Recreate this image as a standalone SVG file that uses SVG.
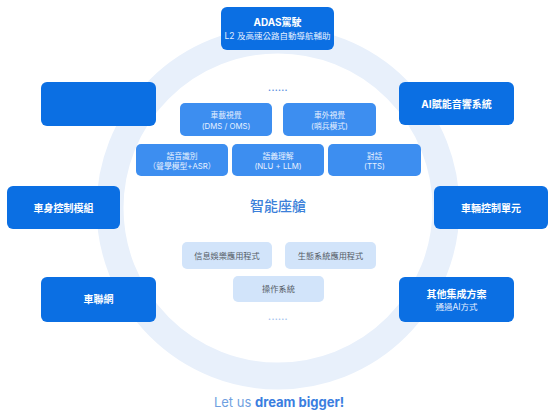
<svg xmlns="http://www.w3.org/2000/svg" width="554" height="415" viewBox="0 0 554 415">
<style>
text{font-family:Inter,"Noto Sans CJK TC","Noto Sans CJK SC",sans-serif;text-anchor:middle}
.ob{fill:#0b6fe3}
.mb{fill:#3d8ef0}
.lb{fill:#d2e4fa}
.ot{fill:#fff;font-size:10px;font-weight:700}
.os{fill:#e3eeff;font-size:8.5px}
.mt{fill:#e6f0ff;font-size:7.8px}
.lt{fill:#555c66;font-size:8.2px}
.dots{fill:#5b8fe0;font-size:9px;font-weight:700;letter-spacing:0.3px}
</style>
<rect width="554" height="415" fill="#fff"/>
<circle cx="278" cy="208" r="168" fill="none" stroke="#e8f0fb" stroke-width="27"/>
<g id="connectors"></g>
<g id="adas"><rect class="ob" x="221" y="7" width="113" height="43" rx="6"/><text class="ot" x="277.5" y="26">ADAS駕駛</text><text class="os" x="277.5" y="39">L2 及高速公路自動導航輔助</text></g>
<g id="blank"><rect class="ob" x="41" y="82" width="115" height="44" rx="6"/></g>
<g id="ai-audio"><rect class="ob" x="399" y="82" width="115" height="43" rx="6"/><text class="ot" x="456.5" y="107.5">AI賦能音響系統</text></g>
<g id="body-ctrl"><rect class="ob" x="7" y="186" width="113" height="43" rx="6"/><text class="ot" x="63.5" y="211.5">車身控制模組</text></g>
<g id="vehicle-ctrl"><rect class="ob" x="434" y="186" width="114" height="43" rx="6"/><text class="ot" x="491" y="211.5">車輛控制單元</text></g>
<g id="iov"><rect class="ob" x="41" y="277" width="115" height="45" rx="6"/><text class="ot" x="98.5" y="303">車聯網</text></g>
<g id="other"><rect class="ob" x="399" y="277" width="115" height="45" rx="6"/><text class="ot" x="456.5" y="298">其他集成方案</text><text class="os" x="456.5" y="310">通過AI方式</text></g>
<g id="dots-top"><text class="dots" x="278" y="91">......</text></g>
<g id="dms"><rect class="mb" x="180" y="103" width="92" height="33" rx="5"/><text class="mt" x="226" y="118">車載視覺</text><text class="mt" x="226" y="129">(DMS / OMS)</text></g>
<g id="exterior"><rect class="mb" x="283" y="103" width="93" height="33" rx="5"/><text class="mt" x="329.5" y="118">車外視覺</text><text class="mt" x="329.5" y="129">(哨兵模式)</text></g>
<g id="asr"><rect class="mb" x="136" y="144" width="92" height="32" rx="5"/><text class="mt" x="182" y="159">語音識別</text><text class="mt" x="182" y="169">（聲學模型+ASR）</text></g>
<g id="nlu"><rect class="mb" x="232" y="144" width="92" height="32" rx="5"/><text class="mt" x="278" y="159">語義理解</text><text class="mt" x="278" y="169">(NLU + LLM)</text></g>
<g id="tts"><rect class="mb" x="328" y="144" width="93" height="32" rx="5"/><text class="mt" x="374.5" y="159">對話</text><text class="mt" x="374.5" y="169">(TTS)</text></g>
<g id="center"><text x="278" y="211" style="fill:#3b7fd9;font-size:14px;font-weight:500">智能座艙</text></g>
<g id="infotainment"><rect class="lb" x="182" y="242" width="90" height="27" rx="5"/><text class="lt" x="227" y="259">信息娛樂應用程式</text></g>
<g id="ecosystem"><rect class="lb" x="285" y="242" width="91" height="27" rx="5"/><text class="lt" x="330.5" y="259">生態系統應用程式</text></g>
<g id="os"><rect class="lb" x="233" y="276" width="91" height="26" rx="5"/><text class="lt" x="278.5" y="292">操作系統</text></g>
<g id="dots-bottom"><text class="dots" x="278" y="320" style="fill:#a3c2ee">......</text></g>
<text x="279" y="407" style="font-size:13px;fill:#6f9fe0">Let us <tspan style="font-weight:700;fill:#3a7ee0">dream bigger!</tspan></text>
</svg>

######

> _REQUEST_: Replicate the material above verbatim; images stay out of the copy.

> _TASK RESPONSE_:
Recreate this image as a standalone SVG file that uses SVG.
<svg xmlns="http://www.w3.org/2000/svg" width="554" height="415" viewBox="0 0 554 415">
<style>
text{font-family:Inter,"Noto Sans CJK TC","Noto Sans CJK SC",sans-serif;text-anchor:middle}
.ob{fill:#0b6fe3}
.mb{fill:#3d8ef0}
.lb{fill:#d2e4fa}
.ot{fill:#fff;font-size:10px;font-weight:700}
.os{fill:#e3eeff;font-size:8.5px}
.mt{fill:#e6f0ff;font-size:7.8px}
.lt{fill:#555c66;font-size:8.2px}
.dots{fill:#5b8fe0;font-size:9px;font-weight:700;letter-spacing:0.3px}
</style>
<rect width="554" height="415" fill="#fff"/>
<circle cx="278" cy="208" r="168" fill="none" stroke="#e8f0fb" stroke-width="27"/>
<g id="connectors"></g>
<g id="adas"><rect class="ob" x="221" y="7" width="113" height="43" rx="6"/><text class="ot" x="277.5" y="26">ADAS駕駛</text><text class="os" x="277.5" y="39">L2 及高速公路自動導航輔助</text></g>
<g id="blank"><rect class="ob" x="41" y="82" width="115" height="44" rx="6"/></g>
<g id="ai-audio"><rect class="ob" x="399" y="82" width="115" height="43" rx="6"/><text class="ot" x="456.5" y="107.5">AI賦能音響系統</text></g>
<g id="body-ctrl"><rect class="ob" x="7" y="186" width="113" height="43" rx="6"/><text class="ot" x="63.5" y="211.5">車身控制模組</text></g>
<g id="vehicle-ctrl"><rect class="ob" x="434" y="186" width="114" height="43" rx="6"/><text class="ot" x="491" y="211.5">車輛控制單元</text></g>
<g id="iov"><rect class="ob" x="41" y="277" width="115" height="45" rx="6"/><text class="ot" x="98.5" y="303">車聯網</text></g>
<g id="other"><rect class="ob" x="399" y="277" width="115" height="45" rx="6"/><text class="ot" x="456.5" y="298">其他集成方案</text><text class="os" x="456.5" y="310">通過AI方式</text></g>
<g id="dots-top"><text class="dots" x="278" y="91">......</text></g>
<g id="dms"><rect class="mb" x="180" y="103" width="92" height="33" rx="5"/><text class="mt" x="226" y="118">車載視覺</text><text class="mt" x="226" y="129">(DMS / OMS)</text></g>
<g id="exterior"><rect class="mb" x="283" y="103" width="93" height="33" rx="5"/><text class="mt" x="329.5" y="118">車外視覺</text><text class="mt" x="329.5" y="129">(哨兵模式)</text></g>
<g id="asr"><rect class="mb" x="136" y="144" width="92" height="32" rx="5"/><text class="mt" x="182" y="159">語音識別</text><text class="mt" x="182" y="169">（聲學模型+ASR）</text></g>
<g id="nlu"><rect class="mb" x="232" y="144" width="92" height="32" rx="5"/><text class="mt" x="278" y="159">語義理解</text><text class="mt" x="278" y="169">(NLU + LLM)</text></g>
<g id="tts"><rect class="mb" x="328" y="144" width="93" height="32" rx="5"/><text class="mt" x="374.5" y="159">對話</text><text class="mt" x="374.5" y="169">(TTS)</text></g>
<g id="center"><text x="278" y="211" style="fill:#3b7fd9;font-size:14px;font-weight:500">智能座艙</text></g>
<g id="infotainment"><rect class="lb" x="182" y="242" width="90" height="27" rx="5"/><text class="lt" x="227" y="259">信息娛樂應用程式</text></g>
<g id="ecosystem"><rect class="lb" x="285" y="242" width="91" height="27" rx="5"/><text class="lt" x="330.5" y="259">生態系統應用程式</text></g>
<g id="os"><rect class="lb" x="233" y="276" width="91" height="26" rx="5"/><text class="lt" x="278.5" y="292">操作系統</text></g>
<g id="dots-bottom"><text class="dots" x="278" y="320" style="fill:#a3c2ee">......</text></g>
<text x="279" y="407" style="font-size:13px;fill:#6f9fe0">Let us <tspan style="font-weight:700;fill:#3a7ee0">dream bigger!</tspan></text>
</svg>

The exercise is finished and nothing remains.